- Instructions for the task
Starting from the top of the material, restate each line exactly until the line that contains "0.2, 0.15, 0.1, 0.07, 0.05, 0.04]", which is also copied. Pictures are excluded.

Dataset excerpt:
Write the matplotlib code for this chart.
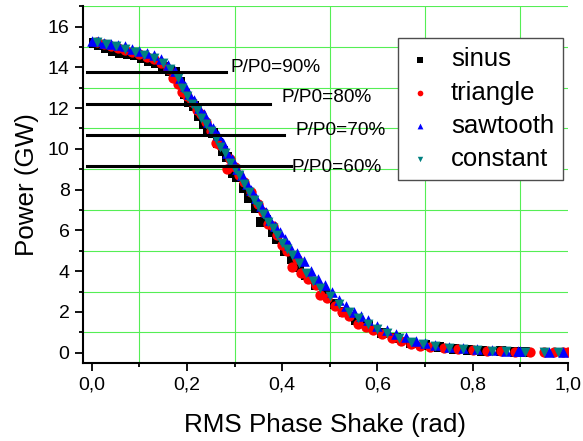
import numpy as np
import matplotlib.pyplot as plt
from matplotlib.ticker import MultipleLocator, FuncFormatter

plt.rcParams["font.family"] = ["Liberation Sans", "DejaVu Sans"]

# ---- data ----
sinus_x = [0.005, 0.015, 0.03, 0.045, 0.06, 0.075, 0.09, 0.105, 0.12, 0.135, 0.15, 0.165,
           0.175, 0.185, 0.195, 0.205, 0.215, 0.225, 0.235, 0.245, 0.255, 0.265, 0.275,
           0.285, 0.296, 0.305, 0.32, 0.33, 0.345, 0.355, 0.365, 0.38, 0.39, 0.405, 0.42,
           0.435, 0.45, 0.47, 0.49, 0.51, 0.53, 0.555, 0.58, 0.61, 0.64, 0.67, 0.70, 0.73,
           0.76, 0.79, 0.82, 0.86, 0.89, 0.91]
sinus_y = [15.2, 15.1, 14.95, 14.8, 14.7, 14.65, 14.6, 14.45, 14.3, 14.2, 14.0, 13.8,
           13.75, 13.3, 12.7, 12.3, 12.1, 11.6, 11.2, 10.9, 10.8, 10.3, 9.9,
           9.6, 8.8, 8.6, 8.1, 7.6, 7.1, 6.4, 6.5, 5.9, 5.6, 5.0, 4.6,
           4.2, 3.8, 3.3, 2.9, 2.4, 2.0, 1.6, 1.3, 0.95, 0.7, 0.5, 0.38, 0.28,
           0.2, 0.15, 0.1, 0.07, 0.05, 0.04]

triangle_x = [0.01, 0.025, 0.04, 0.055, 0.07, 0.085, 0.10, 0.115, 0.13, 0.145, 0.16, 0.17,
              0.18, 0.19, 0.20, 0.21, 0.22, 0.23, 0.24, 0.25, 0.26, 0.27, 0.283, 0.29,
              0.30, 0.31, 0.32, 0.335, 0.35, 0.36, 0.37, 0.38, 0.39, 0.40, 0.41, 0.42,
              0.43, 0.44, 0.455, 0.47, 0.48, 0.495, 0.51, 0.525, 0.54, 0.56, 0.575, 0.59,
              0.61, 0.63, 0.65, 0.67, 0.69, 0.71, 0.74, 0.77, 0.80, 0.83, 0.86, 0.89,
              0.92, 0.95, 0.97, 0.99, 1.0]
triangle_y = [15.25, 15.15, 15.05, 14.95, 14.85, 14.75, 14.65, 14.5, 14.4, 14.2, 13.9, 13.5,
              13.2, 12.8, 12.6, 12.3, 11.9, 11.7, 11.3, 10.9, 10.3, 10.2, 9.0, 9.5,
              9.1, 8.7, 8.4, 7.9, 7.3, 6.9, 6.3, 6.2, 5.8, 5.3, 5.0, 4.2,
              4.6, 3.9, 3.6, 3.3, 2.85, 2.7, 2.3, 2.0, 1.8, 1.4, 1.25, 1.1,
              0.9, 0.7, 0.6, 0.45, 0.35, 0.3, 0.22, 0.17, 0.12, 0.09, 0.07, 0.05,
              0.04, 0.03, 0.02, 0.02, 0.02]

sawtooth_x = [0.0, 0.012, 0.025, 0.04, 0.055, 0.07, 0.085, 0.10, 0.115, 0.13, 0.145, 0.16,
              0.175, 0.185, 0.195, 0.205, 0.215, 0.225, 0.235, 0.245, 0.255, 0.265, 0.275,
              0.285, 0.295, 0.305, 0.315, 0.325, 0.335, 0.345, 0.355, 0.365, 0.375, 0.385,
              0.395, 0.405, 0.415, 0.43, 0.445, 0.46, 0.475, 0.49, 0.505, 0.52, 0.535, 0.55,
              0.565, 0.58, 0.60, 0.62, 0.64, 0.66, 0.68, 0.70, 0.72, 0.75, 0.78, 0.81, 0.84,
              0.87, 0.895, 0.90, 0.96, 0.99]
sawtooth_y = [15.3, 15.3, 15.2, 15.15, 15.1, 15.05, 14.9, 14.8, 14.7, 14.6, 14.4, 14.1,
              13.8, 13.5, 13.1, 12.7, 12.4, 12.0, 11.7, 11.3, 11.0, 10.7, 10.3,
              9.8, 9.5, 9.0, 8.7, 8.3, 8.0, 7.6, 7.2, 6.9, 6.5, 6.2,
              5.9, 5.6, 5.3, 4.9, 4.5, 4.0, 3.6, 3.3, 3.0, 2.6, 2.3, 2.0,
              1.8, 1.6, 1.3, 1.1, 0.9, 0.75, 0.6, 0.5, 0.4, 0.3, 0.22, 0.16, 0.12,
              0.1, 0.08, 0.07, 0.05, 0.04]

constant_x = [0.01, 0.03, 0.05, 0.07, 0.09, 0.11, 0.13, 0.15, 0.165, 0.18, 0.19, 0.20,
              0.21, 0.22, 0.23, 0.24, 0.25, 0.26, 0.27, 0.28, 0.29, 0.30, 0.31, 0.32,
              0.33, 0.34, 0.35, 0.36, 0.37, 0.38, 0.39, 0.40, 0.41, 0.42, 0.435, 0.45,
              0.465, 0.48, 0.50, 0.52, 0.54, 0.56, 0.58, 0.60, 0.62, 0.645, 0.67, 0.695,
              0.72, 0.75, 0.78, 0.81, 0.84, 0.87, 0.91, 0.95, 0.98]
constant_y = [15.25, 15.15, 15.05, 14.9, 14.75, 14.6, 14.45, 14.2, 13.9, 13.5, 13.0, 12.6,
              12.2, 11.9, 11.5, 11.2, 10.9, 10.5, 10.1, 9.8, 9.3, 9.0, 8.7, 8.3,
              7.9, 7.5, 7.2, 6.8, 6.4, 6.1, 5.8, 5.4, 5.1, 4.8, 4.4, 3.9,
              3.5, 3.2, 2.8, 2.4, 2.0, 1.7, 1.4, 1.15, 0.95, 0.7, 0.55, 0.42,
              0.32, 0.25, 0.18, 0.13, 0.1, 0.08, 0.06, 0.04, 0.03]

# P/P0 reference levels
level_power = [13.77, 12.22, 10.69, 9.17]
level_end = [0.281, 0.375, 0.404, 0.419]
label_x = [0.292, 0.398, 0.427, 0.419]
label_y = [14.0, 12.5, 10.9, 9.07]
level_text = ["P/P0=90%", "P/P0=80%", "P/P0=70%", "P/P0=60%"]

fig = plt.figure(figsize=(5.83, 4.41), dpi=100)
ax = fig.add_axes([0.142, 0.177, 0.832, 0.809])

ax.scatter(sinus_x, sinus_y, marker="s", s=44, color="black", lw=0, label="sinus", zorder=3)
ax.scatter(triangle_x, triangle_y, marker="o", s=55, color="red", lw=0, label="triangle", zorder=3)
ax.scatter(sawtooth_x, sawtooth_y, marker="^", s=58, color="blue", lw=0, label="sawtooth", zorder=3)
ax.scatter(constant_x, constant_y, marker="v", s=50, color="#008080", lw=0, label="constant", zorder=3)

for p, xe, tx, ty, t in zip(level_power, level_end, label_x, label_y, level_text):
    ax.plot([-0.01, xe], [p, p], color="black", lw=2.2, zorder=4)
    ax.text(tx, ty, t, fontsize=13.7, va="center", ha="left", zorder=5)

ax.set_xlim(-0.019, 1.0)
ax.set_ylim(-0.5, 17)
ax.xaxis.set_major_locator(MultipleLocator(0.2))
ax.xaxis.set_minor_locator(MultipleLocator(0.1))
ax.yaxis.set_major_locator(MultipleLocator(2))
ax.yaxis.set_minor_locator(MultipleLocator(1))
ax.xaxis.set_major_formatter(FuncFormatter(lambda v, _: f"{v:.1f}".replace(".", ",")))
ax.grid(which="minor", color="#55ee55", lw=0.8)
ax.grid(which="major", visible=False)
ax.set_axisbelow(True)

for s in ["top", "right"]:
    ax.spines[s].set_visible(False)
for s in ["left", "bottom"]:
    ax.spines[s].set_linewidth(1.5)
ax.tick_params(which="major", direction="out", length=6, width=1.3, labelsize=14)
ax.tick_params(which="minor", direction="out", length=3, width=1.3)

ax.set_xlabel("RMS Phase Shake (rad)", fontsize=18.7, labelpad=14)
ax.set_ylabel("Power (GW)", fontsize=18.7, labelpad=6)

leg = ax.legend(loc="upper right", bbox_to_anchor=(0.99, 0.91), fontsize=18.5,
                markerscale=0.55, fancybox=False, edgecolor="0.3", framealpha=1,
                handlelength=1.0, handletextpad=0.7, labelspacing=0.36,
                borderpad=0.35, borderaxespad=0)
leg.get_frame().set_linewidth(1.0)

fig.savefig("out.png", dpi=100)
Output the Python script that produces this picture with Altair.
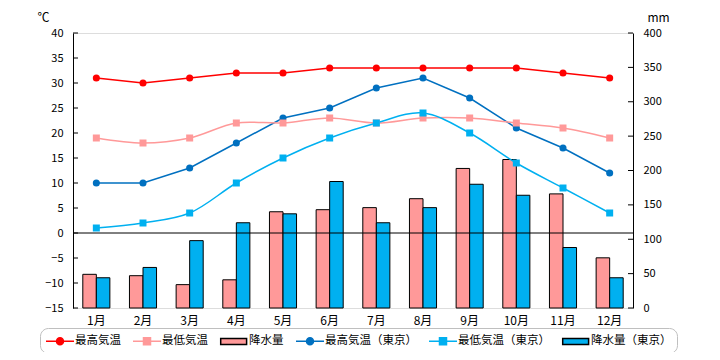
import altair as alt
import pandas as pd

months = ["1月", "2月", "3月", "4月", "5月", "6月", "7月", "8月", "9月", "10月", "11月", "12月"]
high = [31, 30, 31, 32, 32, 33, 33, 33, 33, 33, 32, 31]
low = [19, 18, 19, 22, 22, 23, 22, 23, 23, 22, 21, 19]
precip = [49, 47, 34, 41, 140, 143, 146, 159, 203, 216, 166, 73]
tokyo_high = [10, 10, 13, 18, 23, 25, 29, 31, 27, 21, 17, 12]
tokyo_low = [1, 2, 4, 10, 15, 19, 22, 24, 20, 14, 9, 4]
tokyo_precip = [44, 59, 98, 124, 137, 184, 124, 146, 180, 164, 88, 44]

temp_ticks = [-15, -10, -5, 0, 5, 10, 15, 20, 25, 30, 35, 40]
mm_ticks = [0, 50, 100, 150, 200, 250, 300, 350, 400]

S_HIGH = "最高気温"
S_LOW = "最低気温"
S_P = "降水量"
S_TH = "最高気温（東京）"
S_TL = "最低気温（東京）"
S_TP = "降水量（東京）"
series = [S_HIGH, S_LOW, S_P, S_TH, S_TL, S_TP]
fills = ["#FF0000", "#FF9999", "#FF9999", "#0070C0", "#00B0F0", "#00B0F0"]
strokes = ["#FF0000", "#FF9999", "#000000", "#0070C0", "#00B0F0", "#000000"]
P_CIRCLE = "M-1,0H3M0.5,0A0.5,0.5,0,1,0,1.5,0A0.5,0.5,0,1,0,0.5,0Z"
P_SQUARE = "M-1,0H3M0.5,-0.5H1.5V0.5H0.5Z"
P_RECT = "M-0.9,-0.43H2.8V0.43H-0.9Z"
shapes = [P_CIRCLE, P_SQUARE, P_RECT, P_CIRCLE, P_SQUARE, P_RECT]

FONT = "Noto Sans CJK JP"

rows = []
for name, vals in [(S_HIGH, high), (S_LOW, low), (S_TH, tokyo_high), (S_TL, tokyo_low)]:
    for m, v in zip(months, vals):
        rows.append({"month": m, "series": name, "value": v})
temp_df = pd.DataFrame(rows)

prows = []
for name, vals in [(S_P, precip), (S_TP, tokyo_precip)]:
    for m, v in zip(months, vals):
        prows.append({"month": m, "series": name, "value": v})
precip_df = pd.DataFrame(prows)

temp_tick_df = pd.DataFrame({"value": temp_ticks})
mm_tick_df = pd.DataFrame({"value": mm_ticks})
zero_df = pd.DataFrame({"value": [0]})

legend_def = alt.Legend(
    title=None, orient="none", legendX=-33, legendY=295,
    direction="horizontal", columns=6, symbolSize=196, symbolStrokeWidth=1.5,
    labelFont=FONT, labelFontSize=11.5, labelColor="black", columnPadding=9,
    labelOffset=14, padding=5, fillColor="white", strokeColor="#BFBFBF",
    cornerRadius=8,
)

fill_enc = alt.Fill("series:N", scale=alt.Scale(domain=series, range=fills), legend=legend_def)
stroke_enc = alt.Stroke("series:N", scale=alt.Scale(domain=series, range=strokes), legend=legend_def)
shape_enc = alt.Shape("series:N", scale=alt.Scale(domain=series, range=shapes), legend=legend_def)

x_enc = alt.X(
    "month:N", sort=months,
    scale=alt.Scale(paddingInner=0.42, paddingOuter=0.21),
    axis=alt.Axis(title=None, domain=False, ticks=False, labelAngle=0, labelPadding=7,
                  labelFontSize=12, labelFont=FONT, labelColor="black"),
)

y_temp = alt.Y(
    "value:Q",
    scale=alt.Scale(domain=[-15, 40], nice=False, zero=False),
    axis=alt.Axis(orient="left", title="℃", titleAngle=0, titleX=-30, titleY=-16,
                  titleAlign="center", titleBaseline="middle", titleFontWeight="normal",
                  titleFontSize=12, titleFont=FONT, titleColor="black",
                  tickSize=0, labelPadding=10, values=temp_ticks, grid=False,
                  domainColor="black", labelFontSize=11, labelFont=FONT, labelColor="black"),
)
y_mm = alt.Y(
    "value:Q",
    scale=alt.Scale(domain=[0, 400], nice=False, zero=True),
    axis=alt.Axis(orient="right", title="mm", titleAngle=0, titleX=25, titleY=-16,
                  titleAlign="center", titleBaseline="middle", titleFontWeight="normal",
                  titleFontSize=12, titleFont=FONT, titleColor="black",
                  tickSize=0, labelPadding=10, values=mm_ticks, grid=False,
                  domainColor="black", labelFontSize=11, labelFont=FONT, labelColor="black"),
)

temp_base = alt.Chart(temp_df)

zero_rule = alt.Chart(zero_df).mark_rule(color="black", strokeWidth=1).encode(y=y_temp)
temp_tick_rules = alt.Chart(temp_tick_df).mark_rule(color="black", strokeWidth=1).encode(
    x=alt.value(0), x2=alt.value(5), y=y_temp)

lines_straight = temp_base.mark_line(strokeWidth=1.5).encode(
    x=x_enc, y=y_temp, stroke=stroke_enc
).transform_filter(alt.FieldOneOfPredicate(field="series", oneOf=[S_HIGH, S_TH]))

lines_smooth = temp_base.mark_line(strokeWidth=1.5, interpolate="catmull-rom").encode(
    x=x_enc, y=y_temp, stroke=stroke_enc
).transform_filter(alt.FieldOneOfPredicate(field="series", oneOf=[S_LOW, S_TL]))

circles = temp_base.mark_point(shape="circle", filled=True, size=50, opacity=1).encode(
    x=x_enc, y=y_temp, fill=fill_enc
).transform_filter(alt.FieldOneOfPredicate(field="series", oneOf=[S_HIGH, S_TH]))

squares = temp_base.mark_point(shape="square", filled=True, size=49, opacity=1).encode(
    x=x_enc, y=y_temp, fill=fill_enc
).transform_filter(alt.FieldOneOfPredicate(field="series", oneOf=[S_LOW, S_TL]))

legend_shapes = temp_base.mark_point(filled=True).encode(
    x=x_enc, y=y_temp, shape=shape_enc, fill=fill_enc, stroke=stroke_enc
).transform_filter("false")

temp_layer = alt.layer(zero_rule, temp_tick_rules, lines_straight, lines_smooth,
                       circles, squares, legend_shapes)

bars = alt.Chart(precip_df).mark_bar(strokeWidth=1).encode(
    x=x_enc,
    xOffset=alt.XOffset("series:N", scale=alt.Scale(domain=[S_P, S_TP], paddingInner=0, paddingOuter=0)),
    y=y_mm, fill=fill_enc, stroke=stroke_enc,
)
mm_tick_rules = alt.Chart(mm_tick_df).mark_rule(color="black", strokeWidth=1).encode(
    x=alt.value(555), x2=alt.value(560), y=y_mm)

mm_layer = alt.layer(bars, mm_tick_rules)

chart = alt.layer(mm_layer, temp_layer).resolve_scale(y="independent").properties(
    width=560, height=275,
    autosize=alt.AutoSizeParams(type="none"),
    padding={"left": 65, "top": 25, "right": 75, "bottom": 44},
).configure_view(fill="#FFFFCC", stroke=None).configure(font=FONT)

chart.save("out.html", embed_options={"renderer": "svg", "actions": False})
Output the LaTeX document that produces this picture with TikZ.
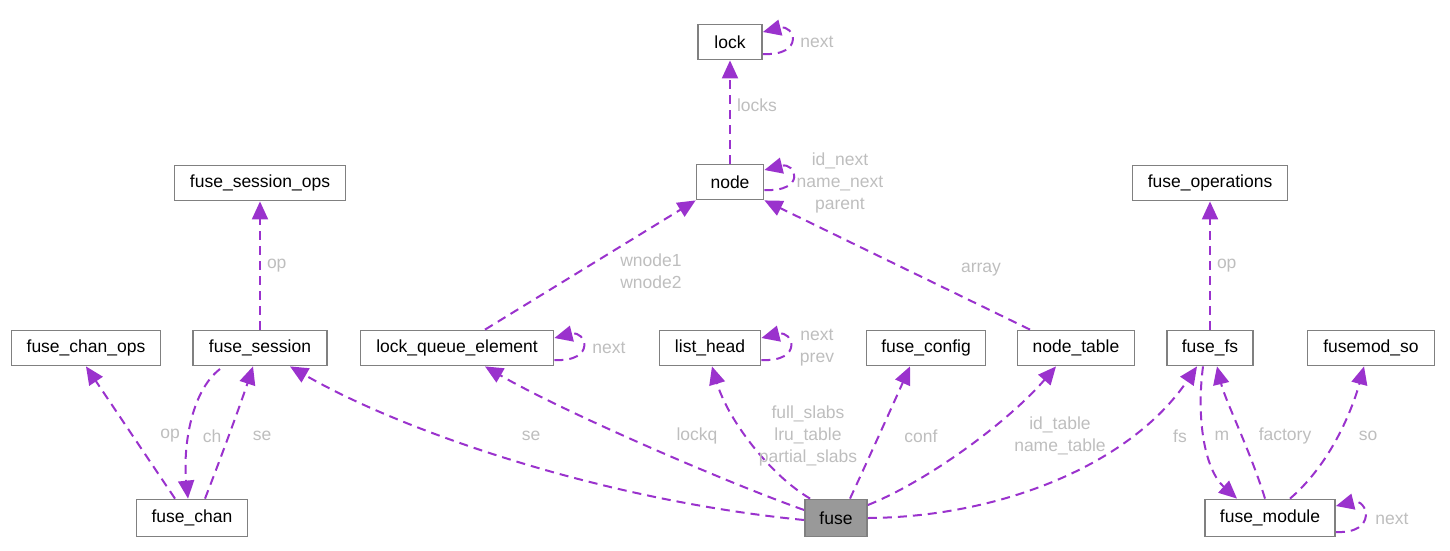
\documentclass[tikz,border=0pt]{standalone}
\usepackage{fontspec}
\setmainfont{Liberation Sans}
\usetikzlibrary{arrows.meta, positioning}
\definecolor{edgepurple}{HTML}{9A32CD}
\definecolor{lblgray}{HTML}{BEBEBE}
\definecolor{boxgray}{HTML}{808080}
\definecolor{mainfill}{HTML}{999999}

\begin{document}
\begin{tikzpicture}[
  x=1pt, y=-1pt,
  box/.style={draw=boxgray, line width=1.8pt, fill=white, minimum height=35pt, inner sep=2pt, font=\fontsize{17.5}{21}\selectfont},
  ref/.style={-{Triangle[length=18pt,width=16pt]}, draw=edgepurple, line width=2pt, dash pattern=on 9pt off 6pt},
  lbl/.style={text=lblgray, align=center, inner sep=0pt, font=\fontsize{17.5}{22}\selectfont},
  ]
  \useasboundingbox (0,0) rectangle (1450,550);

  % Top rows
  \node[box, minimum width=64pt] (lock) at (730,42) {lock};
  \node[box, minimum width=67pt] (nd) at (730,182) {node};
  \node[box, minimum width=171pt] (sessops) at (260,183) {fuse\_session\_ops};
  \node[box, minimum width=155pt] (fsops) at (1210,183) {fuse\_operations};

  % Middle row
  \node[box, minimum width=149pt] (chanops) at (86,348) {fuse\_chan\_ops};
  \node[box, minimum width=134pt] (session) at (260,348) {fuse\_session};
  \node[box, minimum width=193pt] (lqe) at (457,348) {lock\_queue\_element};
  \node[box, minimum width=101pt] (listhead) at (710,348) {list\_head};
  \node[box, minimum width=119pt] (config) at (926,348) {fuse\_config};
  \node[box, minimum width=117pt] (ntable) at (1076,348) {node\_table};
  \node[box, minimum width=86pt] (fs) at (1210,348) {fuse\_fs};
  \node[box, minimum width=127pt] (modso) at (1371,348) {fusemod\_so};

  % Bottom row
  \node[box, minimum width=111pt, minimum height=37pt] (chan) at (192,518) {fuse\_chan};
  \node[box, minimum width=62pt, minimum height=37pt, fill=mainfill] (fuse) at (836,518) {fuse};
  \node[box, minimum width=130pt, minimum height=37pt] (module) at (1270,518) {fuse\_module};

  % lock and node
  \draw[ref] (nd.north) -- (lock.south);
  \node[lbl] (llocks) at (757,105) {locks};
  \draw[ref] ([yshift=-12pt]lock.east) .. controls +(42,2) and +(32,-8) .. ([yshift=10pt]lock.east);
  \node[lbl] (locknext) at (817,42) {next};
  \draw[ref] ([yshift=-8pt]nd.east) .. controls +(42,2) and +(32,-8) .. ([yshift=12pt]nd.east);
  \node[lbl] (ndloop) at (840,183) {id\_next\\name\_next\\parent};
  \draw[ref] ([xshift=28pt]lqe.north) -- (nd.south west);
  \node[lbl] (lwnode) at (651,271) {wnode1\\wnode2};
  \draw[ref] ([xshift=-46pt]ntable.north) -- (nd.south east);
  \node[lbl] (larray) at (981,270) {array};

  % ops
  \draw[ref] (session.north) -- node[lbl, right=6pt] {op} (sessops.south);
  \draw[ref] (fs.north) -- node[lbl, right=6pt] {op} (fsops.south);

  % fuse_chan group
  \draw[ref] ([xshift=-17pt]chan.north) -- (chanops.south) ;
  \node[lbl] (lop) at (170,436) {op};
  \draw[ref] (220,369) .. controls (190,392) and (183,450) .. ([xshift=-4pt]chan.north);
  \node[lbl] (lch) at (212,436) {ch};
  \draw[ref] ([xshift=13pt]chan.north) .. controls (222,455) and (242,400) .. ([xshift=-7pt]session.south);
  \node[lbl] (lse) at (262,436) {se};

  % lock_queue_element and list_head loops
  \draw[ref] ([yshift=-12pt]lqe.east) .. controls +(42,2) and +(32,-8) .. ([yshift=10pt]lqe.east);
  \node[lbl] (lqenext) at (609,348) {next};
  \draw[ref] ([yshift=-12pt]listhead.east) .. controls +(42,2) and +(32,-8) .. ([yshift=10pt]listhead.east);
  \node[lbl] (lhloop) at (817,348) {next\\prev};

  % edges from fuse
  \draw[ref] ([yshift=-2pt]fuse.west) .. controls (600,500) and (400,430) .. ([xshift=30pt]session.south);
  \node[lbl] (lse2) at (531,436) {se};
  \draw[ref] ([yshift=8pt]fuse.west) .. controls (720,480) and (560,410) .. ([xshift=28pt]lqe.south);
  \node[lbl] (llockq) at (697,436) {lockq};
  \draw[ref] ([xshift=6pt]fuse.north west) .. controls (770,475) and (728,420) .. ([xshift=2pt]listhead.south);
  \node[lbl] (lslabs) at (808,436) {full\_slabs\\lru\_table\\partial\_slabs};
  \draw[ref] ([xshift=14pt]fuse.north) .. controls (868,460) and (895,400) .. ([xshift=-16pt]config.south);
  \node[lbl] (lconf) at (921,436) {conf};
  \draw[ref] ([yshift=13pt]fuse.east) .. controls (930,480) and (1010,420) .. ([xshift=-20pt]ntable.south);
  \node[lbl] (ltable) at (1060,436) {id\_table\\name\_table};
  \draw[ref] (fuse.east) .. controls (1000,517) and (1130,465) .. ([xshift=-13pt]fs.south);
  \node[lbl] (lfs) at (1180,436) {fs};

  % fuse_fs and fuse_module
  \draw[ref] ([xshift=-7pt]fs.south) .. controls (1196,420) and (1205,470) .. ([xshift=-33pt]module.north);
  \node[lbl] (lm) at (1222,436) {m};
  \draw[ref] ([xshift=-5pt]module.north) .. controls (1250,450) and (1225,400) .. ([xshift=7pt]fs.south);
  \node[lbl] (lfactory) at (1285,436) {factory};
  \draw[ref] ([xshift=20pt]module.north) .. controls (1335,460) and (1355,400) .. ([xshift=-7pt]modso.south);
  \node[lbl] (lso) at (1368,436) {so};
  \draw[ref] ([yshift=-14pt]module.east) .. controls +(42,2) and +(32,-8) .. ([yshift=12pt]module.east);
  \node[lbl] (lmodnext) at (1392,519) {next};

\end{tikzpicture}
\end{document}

- Problem solution
Write the matplotlib code for this chart.
import numpy as np
import matplotlib.pyplot as plt
from matplotlib.ticker import MultipleLocator, FuncFormatter

plt.rcParams["font.family"] = ["Liberation Sans", "DejaVu Sans"]

# ---- data ----
sinus_x = [0.005, 0.015, 0.03, 0.045, 0.06, 0.075, 0.09, 0.105, 0.12, 0.135, 0.15, 0.165,
           0.175, 0.185, 0.195, 0.205, 0.215, 0.225, 0.235, 0.245, 0.255, 0.265, 0.275,
           0.285, 0.296, 0.305, 0.32, 0.33, 0.345, 0.355, 0.365, 0.38, 0.39, 0.405, 0.42,
           0.435, 0.45, 0.47, 0.49, 0.51, 0.53, 0.555, 0.58, 0.61, 0.64, 0.67, 0.70, 0.73,
           0.76, 0.79, 0.82, 0.86, 0.89, 0.91]
sinus_y = [15.2, 15.1, 14.95, 14.8, 14.7, 14.65, 14.6, 14.45, 14.3, 14.2, 14.0, 13.8,
           13.75, 13.3, 12.7, 12.3, 12.1, 11.6, 11.2, 10.9, 10.8, 10.3, 9.9,
           9.6, 8.8, 8.6, 8.1, 7.6, 7.1, 6.4, 6.5, 5.9, 5.6, 5.0, 4.6,
           4.2, 3.8, 3.3, 2.9, 2.4, 2.0, 1.6, 1.3, 0.95, 0.7, 0.5, 0.38, 0.28,
           0.2, 0.15, 0.1, 0.07, 0.05, 0.04]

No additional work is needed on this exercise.